The number of UK subscriptions to streaming services has surpassed those to traditional pay television, marking a major shift in the UK’s viewing habits.
By the end of 2018, there were more U.K subscriptions to just three services, Netflix, Amazon Prime, and Sky’s NOW TV, then to all traditional PayTV services combined.
Sky’s Crown Slips
Sky has been the king of the PayTV market in the U.K for over three decades. Sky’s pay satellite subscriptions have hovered around 9 to 10 million since 2012 when Netflix first launched in the U.K.
However, the rate of fleeing subscribers has started to accelerate over the last few years. Sky lost around 60,000 pay satellite subscribers in 2018.
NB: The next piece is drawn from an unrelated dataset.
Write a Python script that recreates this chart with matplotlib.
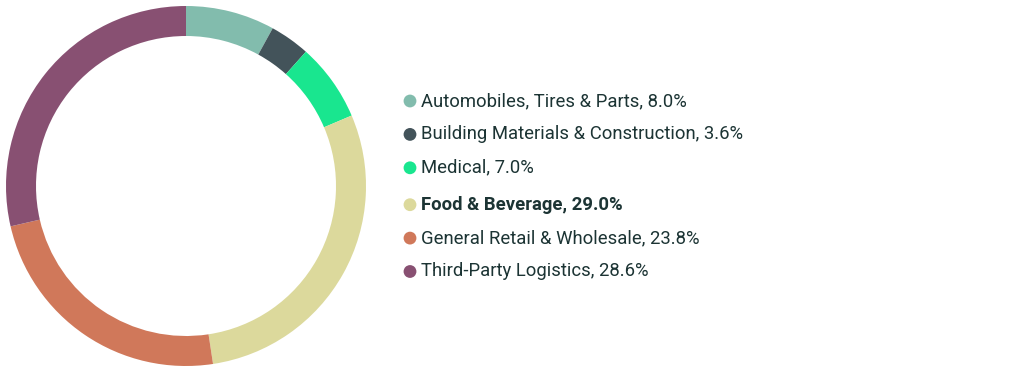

Since launching in 2012, Netflix hit 4 million subscribers in 2015, 6 million subscribers by 2016, and 8 million by 2017. As of May 2019, Netflix has around 10 million U.K subscribers, overtaking Sky pay satellite subscribers for the first time.
Netflix’s UK Expansion
Netflix surpassed Sky in the U.K in terms of subscribers for the first time in 2019. The victory makes Netflix the most widely subscribed to media platform in the U.K.
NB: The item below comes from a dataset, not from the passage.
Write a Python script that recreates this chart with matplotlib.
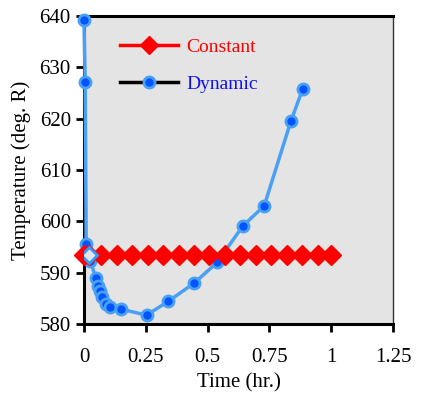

Although, Sky’s streaming service, Now TV, launched in 2012, the same time as Netflix, the platform has only managed to capture 1.5 million subscribers compared to Netflix’s 10 million.
Netflix is slated to produce or co-produce 225 television shows and films in Europe this year, at a cost exceeding $1.7 billion. This massive production output is a 57% increase from 2018.
Sky’s efforts will need to be increased, especially as Netflix is preparing to sign a ten-year lease for 150,000 square feet of studio space at Pinewoods Studios.
Sky Doubles Down
Riding high from the public’s reception of the miniseries Chernobyl, Sky is launching an in-house studio.
Sky’s new owners, Comcast, will more than double its investment in European original programming for the venture. Sky Studios will produce content for Comcast’s NBC and Universal Pictures, as well as for several third parties in Europe.
Chernobyl was Sky’s most-watched original production ever. Stateside the miniseries aired on AT&T’s HBO. Its success was enough to convince Comcast to pledge spending £1 billion over the next five years for original programming.
Sky Studios will focus on producing dramas and comedies mostly in English, but also in Italian, German and other European languages.
Comcast, the Philadelphia-based telecom conglomerate, bought Sky in September 2018 for $39 billion after outbidding Fox. The acquisition expanded its reach into Europe and continued a move into content production that commenced with its 2011 through 2013 acquisition of NBCUniversal from General Electric.
Comcast plans to make more acquisitions in the U.K. and Europe, but it remains to be seen how much more the European Commission will permit the company to accumulate under its anti-trust provisions.
Sky’s move to bolster its original programming is absolutely necessary as many content distributors seek to bring their content back home for exclusive use on forthcoming streaming platforms.
Sky is desperate to hedge against the likelihood it will lose the exclusive airing rights for premium content, which forms the foundation of its service in the U.K. and elsewhere on the continent.
Sky has ongoing licensing agreements with major U.S. studios, including Disney. For years, Sky has been the first licensor in the U.K. to air HBO’s new releases, but as Disney plans the rollout of its own global streaming service, it might choose not to renew its agreement with Sky when it expires in 2020.
However, one of the biggest threats to Sky’s success is not just the possibility of film and television content being pulled, but losing its grip as the longtime home for Premier League matches.
Amazon recently paid $115 million to air 20 Premier League matches for the 2019-2020 season, which was a shot across Sky’s bow.
Netflix wins at home and abroad by outspending the competition at a rate that is unsustainable.
Nonetheless, Sky Studios will have to do better than £1 billion over five years to compete against Netflix’s original programming spending spree.